**Extracted entries**
------
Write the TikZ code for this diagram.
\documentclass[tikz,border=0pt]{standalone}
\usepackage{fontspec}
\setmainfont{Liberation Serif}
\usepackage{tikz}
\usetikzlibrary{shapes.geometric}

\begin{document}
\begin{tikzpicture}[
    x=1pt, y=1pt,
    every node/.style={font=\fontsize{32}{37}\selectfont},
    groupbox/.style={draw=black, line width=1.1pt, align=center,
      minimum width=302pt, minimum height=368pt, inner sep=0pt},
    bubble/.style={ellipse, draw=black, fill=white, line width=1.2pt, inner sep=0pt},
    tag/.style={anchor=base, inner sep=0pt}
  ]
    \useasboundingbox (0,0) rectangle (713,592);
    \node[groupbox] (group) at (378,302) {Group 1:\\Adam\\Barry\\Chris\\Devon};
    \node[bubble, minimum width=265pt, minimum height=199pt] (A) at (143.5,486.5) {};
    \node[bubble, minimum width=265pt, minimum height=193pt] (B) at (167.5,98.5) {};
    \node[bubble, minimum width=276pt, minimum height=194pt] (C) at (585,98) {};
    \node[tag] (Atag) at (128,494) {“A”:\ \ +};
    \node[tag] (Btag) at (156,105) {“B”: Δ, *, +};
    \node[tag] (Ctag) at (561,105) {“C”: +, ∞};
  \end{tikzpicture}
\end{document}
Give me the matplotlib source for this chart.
------
**What you will do**
Every line of the records above needs to be given again exactly.

**Response to the exercise**
Write the TikZ code for this diagram.
\documentclass[tikz,border=0pt]{standalone}
\usepackage{fontspec}
\setmainfont{Liberation Serif}
\usepackage{tikz}
\usetikzlibrary{shapes.geometric}

\begin{document}
\begin{tikzpicture}[
    x=1pt, y=1pt,
    every node/.style={font=\fontsize{32}{37}\selectfont},
    groupbox/.style={draw=black, line width=1.1pt, align=center,
      minimum width=302pt, minimum height=368pt, inner sep=0pt},
    bubble/.style={ellipse, draw=black, fill=white, line width=1.2pt, inner sep=0pt},
    tag/.style={anchor=base, inner sep=0pt}
  ]
    \useasboundingbox (0,0) rectangle (713,592);
    \node[groupbox] (group) at (378,302) {Group 1:\\Adam\\Barry\\Chris\\Devon};
    \node[bubble, minimum width=265pt, minimum height=199pt] (A) at (143.5,486.5) {};
    \node[bubble, minimum width=265pt, minimum height=193pt] (B) at (167.5,98.5) {};
    \node[bubble, minimum width=276pt, minimum height=194pt] (C) at (585,98) {};
    \node[tag] (Atag) at (128,494) {“A”:\ \ +};
    \node[tag] (Btag) at (156,105) {“B”: Δ, *, +};
    \node[tag] (Ctag) at (561,105) {“C”: +, ∞};
  \end{tikzpicture}
\end{document}
Give me the matplotlib source for this chart.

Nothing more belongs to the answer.